Some of the most significant social and political changes across Europe and Arab nations were brought in by the younger generation of the society. Unfortunately in the modern Indian society today, the youth are defined or seen only as a segment of population of a specific age, not as a mindset of a specific age. The inertia of the Indian youth is best understood by Amitava Sanyal, Associate Editor of The Hindustan Times who recently returned to India after being in Egypt during the 18-day turmoil. "The idea of being indignant at scams, lack of infrastructure or even lack of eco-sustainability do not evoke fire in the minds of the people in India. We are simply not indignant enough about our basic rights and, on the other hand, things aren't so bad for the sort of people who can lead such revolts without the support of organised groups or parties," he says.
Probably the only occasion when so much our youth energy was produced and capitalised was during the World Social Forum in January 2004 — at a time when millions of young people from all over the world flew to India, the Mecca of donor-dependent Non-Governmental Organisations.
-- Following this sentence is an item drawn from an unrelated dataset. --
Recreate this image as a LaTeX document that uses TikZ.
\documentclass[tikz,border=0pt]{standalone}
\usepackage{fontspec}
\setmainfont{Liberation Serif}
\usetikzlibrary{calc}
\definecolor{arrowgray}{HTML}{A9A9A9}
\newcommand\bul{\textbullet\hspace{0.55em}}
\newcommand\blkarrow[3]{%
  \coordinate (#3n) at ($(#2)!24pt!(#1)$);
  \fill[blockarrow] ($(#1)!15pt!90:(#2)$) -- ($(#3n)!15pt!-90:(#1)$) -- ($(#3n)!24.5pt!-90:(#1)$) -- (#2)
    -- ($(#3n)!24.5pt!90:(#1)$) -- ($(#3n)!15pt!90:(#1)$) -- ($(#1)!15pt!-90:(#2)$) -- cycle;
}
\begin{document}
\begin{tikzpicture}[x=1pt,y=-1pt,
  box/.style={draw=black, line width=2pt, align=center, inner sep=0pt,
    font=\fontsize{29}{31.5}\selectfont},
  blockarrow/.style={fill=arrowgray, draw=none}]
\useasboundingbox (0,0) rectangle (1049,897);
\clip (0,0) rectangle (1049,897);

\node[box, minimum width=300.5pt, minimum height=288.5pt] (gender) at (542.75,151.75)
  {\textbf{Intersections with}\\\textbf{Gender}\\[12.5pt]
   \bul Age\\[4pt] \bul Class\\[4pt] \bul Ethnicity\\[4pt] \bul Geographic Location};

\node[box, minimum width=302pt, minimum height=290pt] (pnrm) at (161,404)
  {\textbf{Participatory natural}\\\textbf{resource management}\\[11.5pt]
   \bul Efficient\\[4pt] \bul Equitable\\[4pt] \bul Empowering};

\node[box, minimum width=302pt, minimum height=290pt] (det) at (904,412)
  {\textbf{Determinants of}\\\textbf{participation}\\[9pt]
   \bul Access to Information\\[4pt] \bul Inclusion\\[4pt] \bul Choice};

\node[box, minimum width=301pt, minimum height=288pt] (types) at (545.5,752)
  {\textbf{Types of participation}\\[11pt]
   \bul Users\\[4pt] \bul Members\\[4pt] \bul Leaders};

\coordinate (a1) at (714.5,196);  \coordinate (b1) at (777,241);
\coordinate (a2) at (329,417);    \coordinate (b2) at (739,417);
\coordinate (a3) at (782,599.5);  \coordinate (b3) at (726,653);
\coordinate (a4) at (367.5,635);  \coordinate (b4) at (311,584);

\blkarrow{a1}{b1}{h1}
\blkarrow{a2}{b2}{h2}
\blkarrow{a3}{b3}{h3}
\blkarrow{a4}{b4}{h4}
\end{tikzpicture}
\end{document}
The only achievement of this mega-event other than activists meeting new activists and exchanging their 'business' cards was the dramatic display of Indian Communist Party cadres, Greenpeace activists, Tibetan and Burmese refugees and the members of the Indian elite class shouting slogans against their two new common enemies — Globalisation and George Bush! Unfortunately the only winner of this six-day gala affair was the imperialist-funded Ford Foundation. Today the cash-rich foundations and governmental agencies very well know that they are capable of bringing all NGOs under one umbrella with their money power and also use them against any democratic or military regimes anywhere in the world when a political change is necessary.
There is a Stuttgart 21 happening in every corner of India in the name of progress. But not a single creative professional has ever marched to protect our falling monuments and to retain the aesthetic and historical values of our cities. The participation of the essential Indian youth is nowhere to be seen. And it will not be seen as long as the corporate blood runs through the veins of our younger generation. Till then we can neither hope that the our youth would use their ballot power to bring democratic changes nor go for an armed revolution to make 'another world possible'.
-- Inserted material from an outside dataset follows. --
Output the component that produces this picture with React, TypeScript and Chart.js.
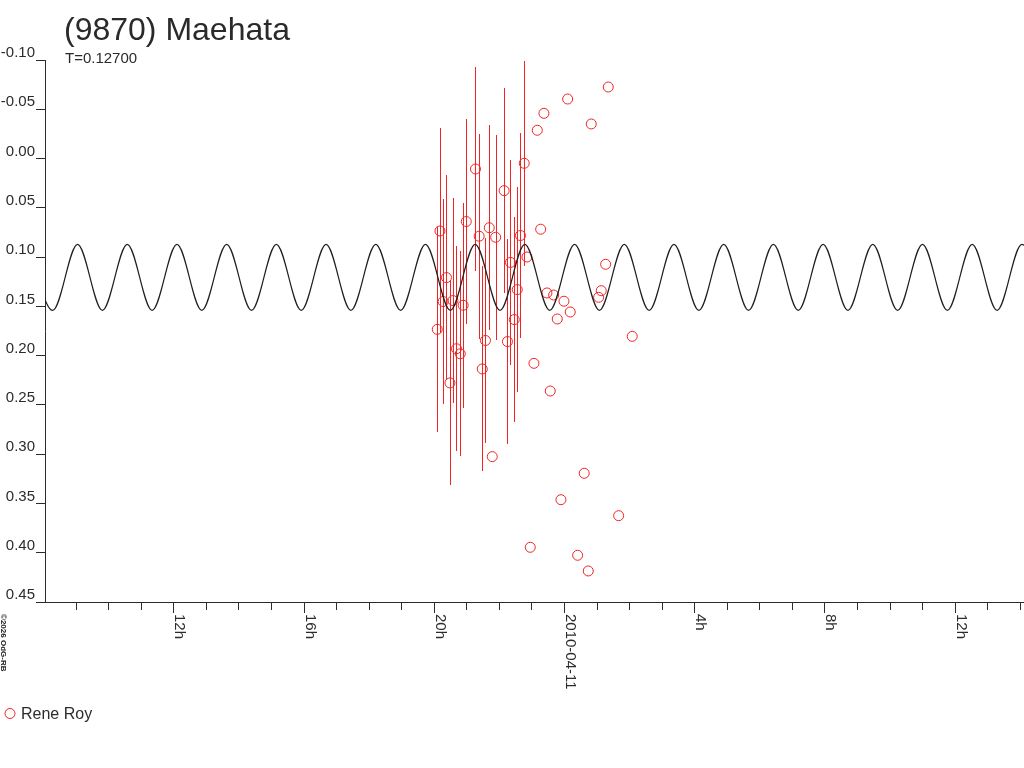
import { useEffect, useRef } from "react";
import { Chart, registerables, type Plugin } from "chart.js";

Chart.register(...registerables);

const FONT = "'Liberation Sans', Arial, sans-serif";
const RED = "#f02424";
const INK = "#2b2b2b";

// time axis in hours counted from 2010-04-10 00:00
const X_MIN = 8.06;
const X_MAX = 38.13;

const Y_MIN = -0.1;
const Y_MAX = 0.45;
const Y_STEP = 0.05;

const xLabelHours = [12, 16, 20, 24, 28, 32, 36];
const xLabelTexts = ["12h", "16h", "20h", "2010-04-11", "4h", "8h", "12h"];

// Rene Roy observations
const obsHours = [
  20.108, 20.191, 20.289, 20.391, 20.498, 20.59, 20.698, 20.815, 20.904, 20.999,
  21.282, 21.395, 21.49, 21.589, 21.705, 21.797, 21.902, 22.163, 22.264, 22.356,
  22.473, 22.565, 22.664, 22.78, 22.863, 22.965, 23.078, 23.18, 23.284, 23.385,
  23.477, 23.579, 23.683, 23.794, 23.907, 24.0, 24.113, 24.193, 24.42, 24.623,
  24.746, 24.838, 25.065, 25.145, 25.28, 25.36, 25.68, 26.097,
];
const obsMags = [
  0.1733, 0.0735, 0.1451, 0.1208, 0.2277, 0.1441, 0.193, 0.1981, 0.1489, 0.0639,
  0.0106, 0.0788, 0.2135, 0.1846, 0.0702, 0.3025, 0.0799, 0.0326, 0.1857, 0.1054,
  0.1634, 0.133, 0.0781, 0.0048, 0.0999, 0.3945, 0.2078, -0.0287, 0.0717, -0.0459,
  0.1364, 0.2359, 0.1385, 0.1628, 0.3462, 0.1448, -0.0604, 0.1557, 0.4026, 0.3194,
  0.4185, -0.0351, 0.1408, 0.1341, 0.1073, -0.0726, 0.3624, 0.1804,
];
const obsErrors = [
  0.104, 0.104, 0.104, 0.104, 0.104, 0.104, 0.104, 0.104, 0.104, 0.104,
  0.104, 0.104, 0.104, 0.104, 0.104, 0, 0.104, 0.104, 0.104, 0.104,
  0.104, 0.104, 0.104, 0.104, 0, 0, 0, 0, 0, 0,
  0, 0, 0, 0, 0, 0, 0, 0, 0, 0,
  0, 0, 0, 0, 0, 0, 0, 0,
];

// extremes of the fitted light curve (P = 0.12700 d)
const modelHours = [
  7.533, 8.297, 9.06, 9.823, 10.587, 11.35, 12.113, 12.876, 13.64, 14.403,
  15.166, 15.93, 16.693, 17.456, 18.22, 18.983, 19.746, 20.51, 21.273, 22.036,
  22.799, 23.563, 24.326, 25.089, 25.853, 26.616, 27.379, 28.143, 28.906, 29.669,
  30.432, 31.196, 31.959, 32.722, 33.486, 34.249, 35.012, 35.776, 36.539, 37.302,
  38.065, 38.829,
];
const modelMags = [
  0.087, 0.154, 0.087, 0.154, 0.087, 0.154, 0.087, 0.154, 0.087, 0.154,
  0.087, 0.154, 0.087, 0.154, 0.087, 0.154, 0.087, 0.154, 0.087, 0.154,
  0.087, 0.154, 0.087, 0.154, 0.087, 0.154, 0.087, 0.154, 0.087, 0.154,
  0.087, 0.154, 0.087, 0.154, 0.087, 0.154, 0.087, 0.154, 0.087, 0.154,
  0.087, 0.154,
];

const decorations: Plugin<"scatter"> = {
  id: "decorations",
  beforeDatasetsDraw(chart) {
    const { ctx } = chart;
    const x = chart.scales.x;
    const y = chart.scales.y;
    ctx.save();
    ctx.fillStyle = RED;
    obsHours.forEach((h, i) => {
      const err = obsErrors[i];
      if (!err) return;
      const px = Math.round(x.getPixelForValue(h));
      const top = Math.round(y.getPixelForValue(obsMags[i] - err));
      const bottom = Math.round(y.getPixelForValue(obsMags[i] + err));
      ctx.fillRect(px, top, 1, bottom - top);
    });
    ctx.restore();
  },
  afterDraw(chart) {
    const { ctx, chartArea } = chart;
    const x = chart.scales.x;
    const base = Math.round(chartArea.bottom);
    ctx.save();

    // hour ticks, longer on the labelled ones
    ctx.fillStyle = INK;
    x.ticks.forEach((t) => {
      if (!Number.isInteger(t.value)) return;
      const major = xLabelHours.includes(t.value);
      const px = Math.round(x.getPixelForValue(t.value));
      ctx.fillRect(px, base, 1, major ? 11 : 8);
    });

    // rotated tick labels, reading downwards
    ctx.font = `15px ${FONT}`;
    ctx.textAlign = "left";
    ctx.textBaseline = "alphabetic";
    xLabelHours.forEach((h, i) => {
      const px = x.getPixelForValue(h);
      ctx.save();
      ctx.translate(px + 2, base + 12);
      ctx.rotate(Math.PI / 2);
      ctx.fillText(xLabelTexts[i], 0, 0);
      ctx.restore();
    });

    // title
    ctx.fillStyle = "#2a2a2a";
    ctx.font = `32px ${FONT}`;
    ctx.fillText("(9870) Maehata", 64, 40);
    ctx.font = `15px ${FONT}`;
    ctx.fillText("T=0.12700", 65, 63);

    // credit
    ctx.save();
    ctx.translate(1, 614);
    ctx.rotate(Math.PI / 2);
    ctx.font = `bold 8px ${FONT}`;
    ctx.fillStyle = "#222";
    ctx.fillText("©2026 OdG-RB", 0, 0);
    ctx.restore();

    // legend
    ctx.strokeStyle = RED;
    ctx.lineWidth = 1;
    ctx.beginPath();
    ctx.arc(10, 713.5, 5, 0, Math.PI * 2);
    ctx.stroke();
    ctx.fillStyle = INK;
    ctx.font = `16px ${FONT}`;
    ctx.fillText("Rene Roy", 21, 719);

    ctx.restore();
  },
};

export default function App() {
  const canvasRef = useRef<HTMLCanvasElement>(null);

  useEffect(() => {
    if (!canvasRef.current) return;

    const chart = new Chart(canvasRef.current, {
      type: "scatter",
      data: {
        datasets: [
          {
            type: "line",
            label: "model",
            data: modelHours.map((h, i) => ({ x: h, y: modelMags[i] })),
            borderColor: "#1e1e1e",
            borderWidth: 1.2,
            pointRadius: 0,
            cubicInterpolationMode: "monotone",
            fill: false,
          },
          {
            label: "Rene Roy",
            data: obsHours.map((h, i) => ({ x: h, y: obsMags[i] })),
            pointStyle: "circle",
            pointRadius: 5,
            borderColor: RED,
            backgroundColor: "rgba(0,0,0,0)",
            borderWidth: 1,
          },
        ],
      },
      options: {
        animation: false,
        responsive: false,
        events: [],
        layout: {
          autoPadding: false,
          padding: { top: 60, left: 0, right: 0, bottom: 0 },
        },
        plugins: {
          legend: { display: false },
          tooltip: { enabled: false },
        },
        scales: {
          x: {
            type: "linear",
            min: X_MIN,
            max: X_MAX,
            ticks: { display: false, stepSize: 1, includeBounds: false },
            grid: { display: false },
            border: { display: true, color: INK, width: 1 },
            afterFit: (s) => {
              s.height = 166;
              s.paddingLeft = 0;
              s.paddingRight = 0;
            },
          },
          y: {
            type: "linear",
            reverse: true,
            min: Y_MIN,
            max: Y_MAX,
            ticks: {
              stepSize: Y_STEP,
              padding: 1,
              labelOffset: -7,
              color: INK,
              font: { family: FONT, size: 15 },
              callback: (v) => {
                const n = Number(v);
                return (Math.abs(n) < 1e-9 ? 0 : n).toFixed(2);
              },
            },
            grid: {
              drawOnChartArea: false,
              drawTicks: true,
              tickLength: 9,
              color: INK,
            },
            border: { display: true, color: INK, width: 1 },
            afterFit: (s) => {
              s.width = 45;
              s.paddingTop = 0;
              s.paddingBottom = 0;
            },
          },
        },
      },
      plugins: [decorations],
    });

    return () => chart.destroy();
  }, []);

  return (
    <div
      style={{
        position: "fixed",
        left: 0,
        top: 0,
        width: 1024,
        height: 768,
        background: "#fff",
      }}
    >
      <canvas ref={canvasRef} width={1024} height={768} />
    </div>
  );
}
Music for the Deaf Ears: Every anti-Stuttgart 21 protester carried either a whistle or a drum and every day they walked kilometers to reach their final destination. And for many young people this was their every day routine — giving up their regular work and studies. They did not need introductions to each other as they were united for a common purpose. A photo from the main protest ground near the Stuttgart Central Station.
Guarding the Destruction: A policewoman guards the construction site decorated with messages from individuals and organisations united against Stuttgart 21 project. The images of Mahatma Gandhi and Martin Luther King were also seen among the thousands of handwritten and printed messages. "Lugenpack" or "Pack of Lies" slogan dominated the walls questioning the Government lies on nation's expenditure. The demolition of the Stuttgart city continues in spite of people's opposition to the urban development project.
1) Stuttgart Under the Nazis: Adolf Hitler during his visit to Stuttgart in 1938. Behind him is Stuttgart Hauptbahnhof, the Central Railway Station (Photo: From the collection of Geoffrey R Walden). 2) Stuttgart Under Mercedes Benz: People march towards Stuttgart Hauptbahnhof to reach the main protest ground. Hauptbahnhof buidling by Architect Paul Bonatz is considered to be one of the most impressive architectural monuments of Germany built between 1913-1927.
Sethu Das (Left) with Thai Political Designer Pracha Suveeranont and Christ Hans of Württembergischer Kunstverein in fron of Stuttgart Hauptbahnhof, the Central Railway Station, Stuttgart during the Stuttgart-21 Movement in September 2010.